Wednesday, March 27, 2013

They Crucified HIm: Station XII

This series is not my own work, but all taken from Rev Robert Nash, S.J.'s reflections on the Stations of the Cross: They Crucified Him. I will post one Station a day in these final days before (and concluding on) Good Friday. Here is the Twelfth Station.
***   ***   ***

All through this Way of the Cross, we have been watching how Christ gives. Now the question arises: “Is all the giving to be on His side?” And the answer? We have a gift too to offer to God, one only gift and it is actually the same which He Himself is offering in the twelfth station. The sacrifice He is making here of His life, is ours to offer too, through holy Mass. What an ineffable privilege it would have been to stand or kneel on this hallowed spot while Jesus was hanging on this cross! When we come to Mass, we are not coming merely to say our prayers, or make a visit, or go to Holy Communion. We are coming, first and before all else, to offer Jesus to His eternal Father — that Jesus may plead for us as He pleaded here on Calvary, that He may thank the Father in our name for the innumerable gifts lavished upon us, that He may adore the Father and supplement our inability to do this in a fitting manner. Jesus belongs to us and we present Him, as the only gift worth while, to His eternal Father. We stand in spirit with Mary near the cross and continue the stupendous offering made on Good Friday.

Complaints are made about us that we do not understand the value of the Mass and that, as a result, we come late or not at all. If there is question of catching a bus on Sunday morning to get to a match, we take very good care to be in ‘our queue’ in time. But ten minutes or a quarter of an hour after Mass has begun is good enough for Jesus Christ! There is not much use in abusing Catholics who act in this way. Rather, let them sit back and try to realise what the Mass is. That is to get at the root of their trouble — little love for the Mass because little understanding of its marvellous significance.

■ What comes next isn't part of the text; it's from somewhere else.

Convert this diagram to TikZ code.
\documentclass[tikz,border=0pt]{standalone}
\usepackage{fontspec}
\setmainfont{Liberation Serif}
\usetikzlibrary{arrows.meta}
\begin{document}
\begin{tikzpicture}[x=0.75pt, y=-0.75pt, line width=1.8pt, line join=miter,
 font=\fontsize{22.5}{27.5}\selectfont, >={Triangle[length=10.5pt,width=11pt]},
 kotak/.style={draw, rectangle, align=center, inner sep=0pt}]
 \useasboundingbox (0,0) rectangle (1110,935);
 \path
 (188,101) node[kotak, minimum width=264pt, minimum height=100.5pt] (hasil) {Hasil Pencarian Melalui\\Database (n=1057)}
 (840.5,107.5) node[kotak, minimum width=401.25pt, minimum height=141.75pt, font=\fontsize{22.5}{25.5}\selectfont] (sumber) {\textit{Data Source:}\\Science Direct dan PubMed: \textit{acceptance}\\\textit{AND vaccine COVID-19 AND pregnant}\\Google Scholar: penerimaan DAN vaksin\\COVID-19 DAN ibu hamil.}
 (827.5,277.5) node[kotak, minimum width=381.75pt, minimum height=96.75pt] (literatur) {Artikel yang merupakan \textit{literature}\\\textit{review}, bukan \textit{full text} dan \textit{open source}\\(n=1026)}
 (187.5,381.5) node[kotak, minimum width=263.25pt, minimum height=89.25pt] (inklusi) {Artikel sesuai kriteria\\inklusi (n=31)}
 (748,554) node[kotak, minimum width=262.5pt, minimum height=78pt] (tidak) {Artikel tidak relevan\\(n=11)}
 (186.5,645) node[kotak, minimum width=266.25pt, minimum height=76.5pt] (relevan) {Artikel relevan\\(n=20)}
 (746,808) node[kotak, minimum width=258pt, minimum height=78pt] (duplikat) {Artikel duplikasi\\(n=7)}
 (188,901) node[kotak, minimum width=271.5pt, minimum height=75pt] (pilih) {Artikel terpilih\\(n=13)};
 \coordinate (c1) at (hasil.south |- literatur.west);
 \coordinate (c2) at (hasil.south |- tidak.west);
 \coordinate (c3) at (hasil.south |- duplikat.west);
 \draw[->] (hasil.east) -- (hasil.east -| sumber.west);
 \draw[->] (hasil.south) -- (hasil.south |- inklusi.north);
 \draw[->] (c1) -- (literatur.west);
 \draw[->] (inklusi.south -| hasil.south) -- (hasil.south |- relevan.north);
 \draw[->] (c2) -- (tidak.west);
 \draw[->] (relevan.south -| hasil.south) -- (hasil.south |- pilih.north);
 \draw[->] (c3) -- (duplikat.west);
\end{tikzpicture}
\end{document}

And why is it true that “of all honours that have ever been rendered to God,” to quote Saint Liguori, “whether by the homage of the angels and by the virtues, austerities, martyrdoms and other holy deeds of men, none could procure so much glory for Him as one single Mass?” Why? Because, in the Mass, Jesus takes our poor prayers and acts, and makes them His own, presenting them on our behalf to the Father. “He catches them up,” writes Bishop Hedley, “in His own infinitely strong and perfect acts and so carries them to the throne of His Father.”

You consider yourself fortunate if, when seeking a favour from somebody in a high place, you have a friend of his to plead your cause. Jesus pleads in the Mass — the well-beloved Son of God. He it is Who presents our prayers and petitions with His own, just as the priest offers, in one and the same chalice, the wine and with it, the tiny drop of water.

Mass continues Calvary. That is why you cannot dissociate the two, and the twelfth station leads you almost imperceptibly into thoughts concerning the Mass. Indeed this station is represented at every Mass for at the altar the crucifix must be placed, to keep vividly before our eyes the amazing truth that we need not envy Magdalene or John, or even the Blessed Mother, their privilege of standing by His Cross. What we should beg for in this station is a deeper faith, for if that comes then our eyes will be opened to see into the depths of the mystery of the Mass and our hearts inflamed to love it. “The active participation of the faithful,” writes Pope (Saint) Pius X, “in the sacred mysteries . . . is the first and indispensable source whence is drawn the true Christian spirit.”